Iran’s Ballistic Missile Arsenal Crippled
Had Washington or Jerusalem ignored targeting the regime’s defense industrial base, Tehran may well have been able to bounce back much faster than even the U.S. intelligence community or skeptics assessed.
During the war, key production infrastructure such as above-ground solid-propellant fuel and motor fabrication sites were systematically targeted at sites like Khojir, Shahroud, Hakimiyeh, and Parchin. These facilities were the beating heart of Iran’s ballistic missile industry.
The public still lacks a precise accounting of how many missiles remain in Iranian hands — and perhaps more importantly, what types of missiles those are. U.S. and Israeli intelligence agencies, and likely the regime itself, may not yet possess a complete picture. Such uncertainty is inherent to war.
What is beyond dispute, however, is that Iran’s missile program has suffered its most severe setback in decades. Tehran now possesses a diminished arsenal after losing major portions of its launch infrastructure, production facilities, senior military leadership, and other strategic assets.

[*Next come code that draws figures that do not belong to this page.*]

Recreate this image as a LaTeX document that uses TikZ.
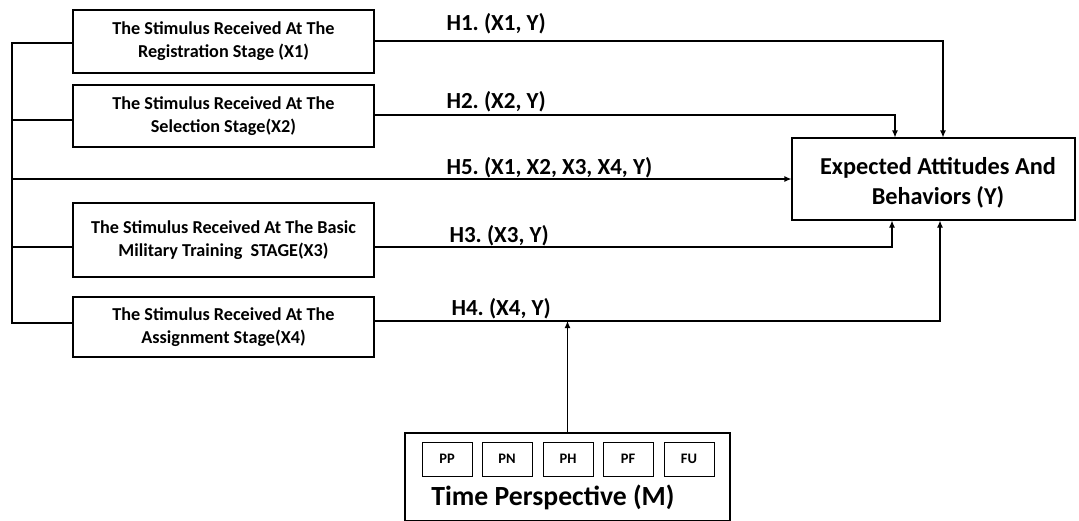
\documentclass[tikz,border=0pt]{standalone}
\usepackage{fontspec}
\setmainfont{Carlito}
\usetikzlibrary{arrows.meta, calc}

\tikzset{
  stagebox/.style={draw, line width=1.1pt, minimum width=301pt, align=center,
    font=\bfseries\fontsize{18.2}{23}\selectfont},
  dvbox/.style={draw, line width=1.1pt, minimum width=283pt, minimum height=82pt},
  subbox/.style={draw, line width=0.8pt, minimum width=50pt, minimum height=34pt,
    font=\bfseries\fontsize{14.5}{16}\selectfont},
  hlabel/.style={font=\bfseries\fontsize{23}{25}\selectfont, anchor=base west},
  link/.style={line width=1.1pt},
  arr/.style={link, -{Latex[length=7pt,width=6pt]}}
}

\begin{document}
\frenchspacing
\begin{tikzpicture}[x=1pt, y=-1pt]
    \useasboundingbox (0,0) rectangle (1079,520);
    % stage boxes
    \node[stagebox, minimum height=63pt] (x1) at (223.5,41.5) {The Stimulus Received At The\\Registration Stage (X1)};
    \node[stagebox, minimum height=62pt] (x2) at (223.5,116) {The Stimulus Received At The\\Selection Stage(X2)};
    \node[stagebox, minimum height=74pt] (x3) at (223.5,240) {The Stimulus Received At The Basic\\Military Training\ \ STAGE(X3)};
    \node[stagebox, minimum height=60pt] (x4) at (223.5,327) {The Stimulus Received At The\\Assignment Stage(X4)};
    % outcome and moderator
    \node[dvbox] (y) at (933.5,179) {};
    \node[align=center, font=\bfseries\fontsize{24.3}{30}\selectfont] (ylabel) at (938,183) {Expected Attitudes And\\Behaviors (Y)};
    \node[draw, line width=1.1pt, minimum width=325pt, minimum height=88pt] (m) at (567.5,477) {};
    \foreach \name/\txt/\px in {pp/PP/447, pn/PN/507, ph/PH/568, pf/PF/628, fu/FU/689}
        \node[subbox] (\name) at (\px,459) {\txt};
    \node[font=\bfseries\fontsize{27.7}{30}\selectfont] (mlabel) at (553,497) {Time Perspective (M)};
    % left bus
    \coordinate (bus1) at (12,43);
    \coordinate (bus4) at (12,323);
    \draw[link] (x1.west |- bus1) -- (bus1) -- (bus4) -- (x4.west |- bus4);
    \draw[link] (x2.west |- 0,120) -- (12,120);
    \draw[link] (x3.west |- 0,247) -- (12,247);
    % hypotheses
    \draw[arr] (x1.east |- 0,41) -| ($(y.north)+(9.5,0)$);
    \draw[arr] (x2.east |- 0,115) -| ($(y.north)+(-38.5,0)$);
    \draw[arr] (12,179) -- (y.west);
    \draw[arr] (x3.east |- 0,247) -| ($(y.south)+(-41.5,0)$);
    \draw[arr] (x4.east |- 0,321) -| ($(y.south)+(6.5,0)$);
    \coordinate (hit) at (m.north |- 0,321);
    \draw[arr] (m.north) -- (hit);
    \node[hlabel] (h1) at (443,30) {H1. (X1, Y)};
    \node[hlabel] (h2) at (443,108) {H2. (X2, Y)};
    \node[hlabel] (h5) at (443,174.5) {H5. (X1, X2, X3, X4, Y)};
    \node[hlabel] (h3) at (446,242) {H3. (X3, Y)};
    \node[hlabel] (h4) at (448,315) {H4. (X4, Y)};
\end{tikzpicture}
\end{document}
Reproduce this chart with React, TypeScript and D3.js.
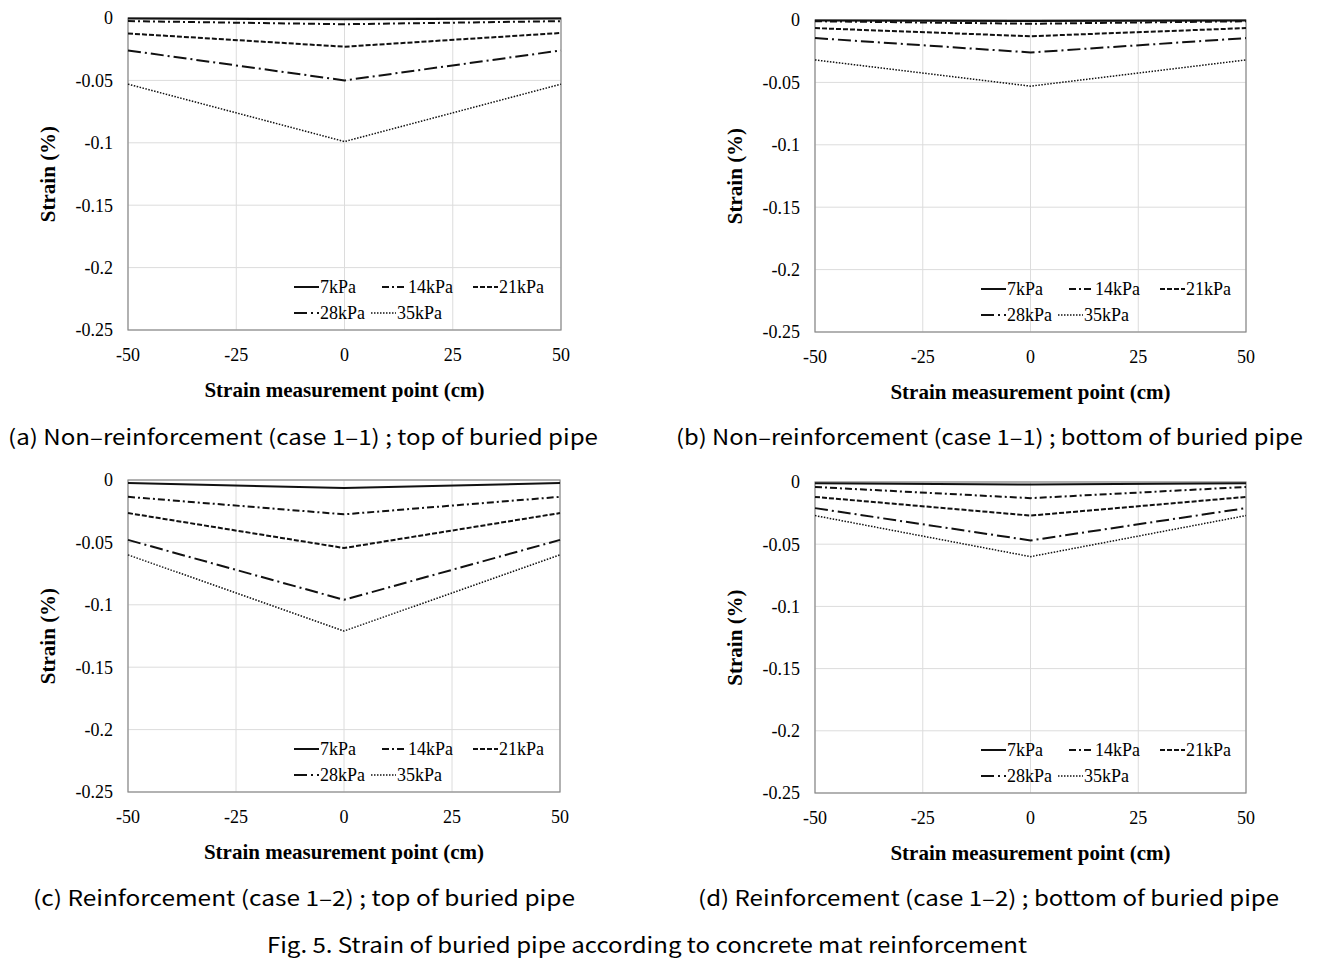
import React from "react";
import * as d3 from "d3";

const W = 1322;
const H = 963;

const points = [-50, 0, 50];
const xTicks = [-50, -25, 0, 25, 50];
const yTicks = [0, -0.05, -0.1, -0.15, -0.2, -0.25];
const seriesNames = ["7kPa", "14kPa", "21kPa", "28kPa", "35kPa"];

// strain (%) at -50, 0, 50 cm for 7, 14, 21, 28, 35 kPa
const topNonReinf = [
  [-0.0005, -0.001, -0.0005],
  [-0.0025, -0.005, -0.0025],
  [-0.0124, -0.023, -0.012],
  [-0.026, -0.05, -0.026],
  [-0.053, -0.099, -0.053],
];
const bottomNonReinf = [
  [-0.0005, -0.0008, -0.0005],
  [-0.001, -0.003, -0.001],
  [-0.0065, -0.013, -0.0065],
  [-0.0145, -0.026, -0.0145],
  [-0.032, -0.053, -0.032],
];
const topReinf = [
  [-0.0025, -0.0065, -0.0025],
  [-0.0135, -0.0275, -0.0135],
  [-0.0265, -0.0545, -0.0265],
  [-0.048, -0.096, -0.048],
  [-0.06, -0.121, -0.06],
];
const bottomReinf = [
  [-0.001, -0.002, -0.001],
  [-0.004, -0.013, -0.004],
  [-0.012, -0.027, -0.012],
  [-0.021, -0.047, -0.021],
  [-0.027, -0.06, -0.027],
];

const styles = [
  { dash: null, width: 2 },
  { dash: "7 3 2 3", width: 2 },
  { dash: "5 2", width: 2 },
  { dash: "13 4 2 4", width: 2 },
  { dash: "1.5 1.5", width: 1.5 },
];

const serif = "'Liberation Serif', 'Times New Roman', serif";
const sans = "'Noto Sans CJK KR', 'Noto Sans', sans-serif";

type Box = { x0: number; x1: number; y0: number; y1: number };

const Panel = ({ box, data }: { box: Box; data: number[][] }) => {
  const x = d3.scaleLinear([-50, 50], [box.x0, box.x1]);
  const y = d3.scaleLinear([0, -0.25], [box.y0, box.y1]);
  const line = d3
    .line<number>()
    .x((_, i) => x(points[i]))
    .y((d) => y(d));
  const midY = (box.y0 + box.y1) / 2;
  const midX = (box.x0 + box.x1) / 2;
  const legX = box.x0 + 166;
  const legend = [
    { i: 0, dx: 0, row: 0 },
    { i: 1, dx: 88, row: 0 },
    { i: 2, dx: 179, row: 0 },
    { i: 3, dx: 0, row: 1 },
    { i: 4, dx: 77, row: 1 },
  ];
  return (
    <g>
      {xTicks.map((t) => (
        <line key={"gx" + t} x1={x(t)} x2={x(t)} y1={box.y0} y2={box.y1} stroke="#dcdcdc" />
      ))}
      {yTicks.map((t) => (
        <line key={"gy" + t} x1={box.x0} x2={box.x1} y1={y(t)} y2={y(t)} stroke="#dcdcdc" />
      ))}
      <rect
        x={box.x0}
        y={box.y0}
        width={box.x1 - box.x0}
        height={box.y1 - box.y0}
        fill="none"
        stroke="#8a8a8a"
        strokeWidth={1.2}
      />
      {data.map((s, i) => (
        <path
          key={i}
          d={line(s) || ""}
          fill="none"
          stroke="#111"
          strokeWidth={styles[i].width}
          strokeDasharray={styles[i].dash || undefined}
        />
      ))}
      {yTicks.map((t) => (
        <text
          key={"ty" + t}
          x={box.x0 - 15}
          y={y(t)}
          dy="0.35em"
          textAnchor="end"
          fontFamily={serif}
          fontSize={18}
        >
          {String(t)}
        </text>
      ))}
      {xTicks.map((t) => (
        <text
          key={"tx" + t}
          x={x(t)}
          y={box.y1 + 25}
          dy="0.35em"
          textAnchor="middle"
          fontFamily={serif}
          fontSize={18}
        >
          {t}
        </text>
      ))}
      <text
        x={midX}
        y={box.y1 + 60}
        dy="0.35em"
        textAnchor="middle"
        fontFamily={serif}
        fontSize={21}
        fontWeight="bold"
      >
        Strain measurement point (cm)
      </text>
      <text
        transform={`translate(${box.x0 - 80},${midY}) rotate(-90)`}
        dy="0.35em"
        textAnchor="middle"
        fontFamily={serif}
        fontSize={21}
        fontWeight="bold"
      >
        Strain (%)
      </text>
      {legend.map((l) => {
        const ly = box.y1 - 43 + l.row * 26;
        const lx = legX + l.dx;
        return (
          <g key={"lg" + l.i}>
            <line
              x1={lx}
              x2={lx + 25}
              y1={ly}
              y2={ly}
              stroke="#111"
              strokeWidth={styles[l.i].width}
              strokeDasharray={styles[l.i].dash || undefined}
            />
            <text x={lx + 26} y={ly} dy="0.35em" fontFamily={serif} fontSize={18}>
              {seriesNames[l.i]}
            </text>
          </g>
        );
      })}
    </g>
  );
};

const captions = [
  { t: "(a) Non\u2013reinforcement (case 1\u20131) ; top of buried pipe", x: 8, w: 590, y: 445 },
  { t: "(b) Non\u2013reinforcement (case 1\u20131) ; bottom of buried pipe", x: 676, w: 627, y: 445 },
  { t: "(c) Reinforcement (case 1\u20132) ; top of buried pipe", x: 33, w: 542, y: 906 },
  { t: "(d) Reinforcement (case 1\u20132) ; bottom of buried pipe", x: 698, w: 581, y: 906 },
  { t: "Fig. 5. Strain of buried pipe according to concrete mat reinforcement", x: 267, w: 760, y: 953 },
];

export default function App() {
  return (
    <svg
      width={W}
      height={H}
      viewBox={`0 0 ${W} ${H}`}
      style={{ position: "absolute", left: 0, top: 0, background: "#fff" }}
    >
      <rect width={W} height={H} fill="#fff" />
      <Panel box={{ x0: 128, x1: 561, y0: 18, y1: 330 }} data={topNonReinf} />
      <Panel box={{ x0: 815, x1: 1246, y0: 20, y1: 332 }} data={bottomNonReinf} />
      <Panel box={{ x0: 128, x1: 560, y0: 480, y1: 792 }} data={topReinf} />
      <Panel box={{ x0: 815, x1: 1246, y0: 482, y1: 793 }} data={bottomReinf} />
      {captions.map((c) => (
        <text
          key={c.t}
          x={c.x}
          y={c.y}
          fontFamily={sans}
          fontSize={21}
          textLength={c.w}
          lengthAdjust="spacingAndGlyphs"
        >
          {c.t}
        </text>
      ))}
    </svg>
  );
}
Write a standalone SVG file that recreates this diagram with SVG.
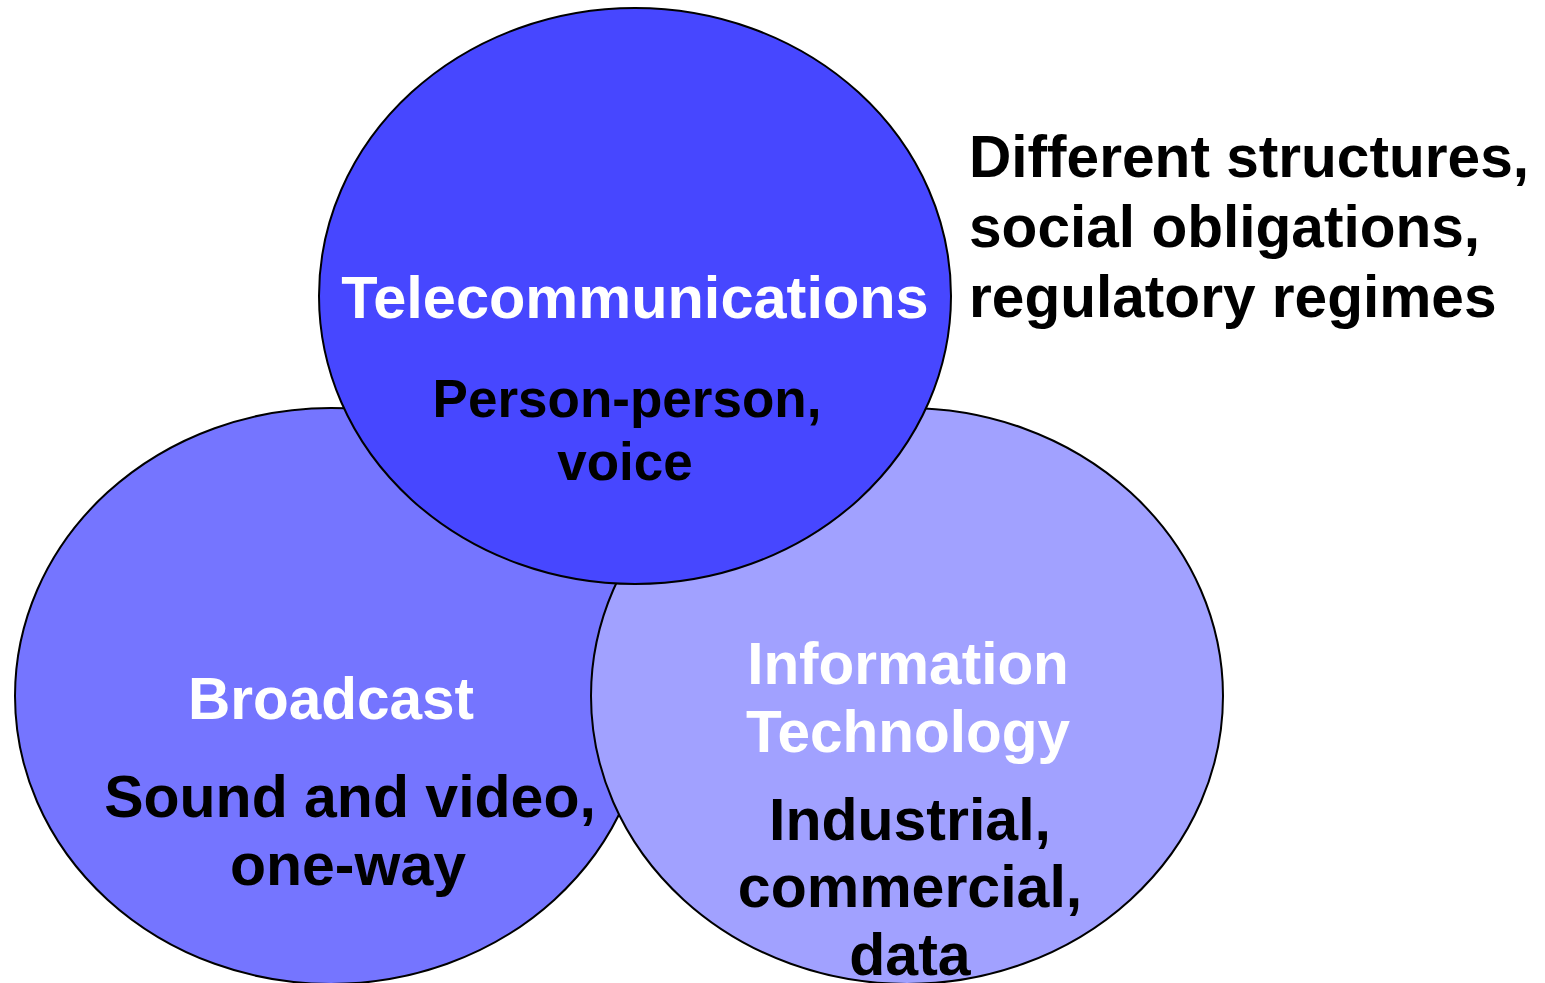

Rebuilding Iran’s Ballistic Missile Arsenal
That reality has significant implications for future military planning. Despite the deal, there is still a strong argument that renewed military operations against storage facilities and subterranean bases could further degrade what remains of Iran’s missile threat before the regime can rebuild.
Iran’s remaining missile force may increasingly serve less as a warfighting asset and more as a tool of terror to insure regime-survival. Should the Islamic Republic decide to employ them in another round of fighting or pre-emptively launch them, it would be leading with its chin and beget a strategic dilemma of its own making.
Despite the ideological nature of the regime in Tehran, the war has taught its hardened military leaders a brutal reality: without access to critical industrial inputs, every missile fired is one that may not be replaced anytime soon. If Washington turns a blind eye to this fact, it would willingly be choosing accommodation against a sworn adversary who is keen to rebuild.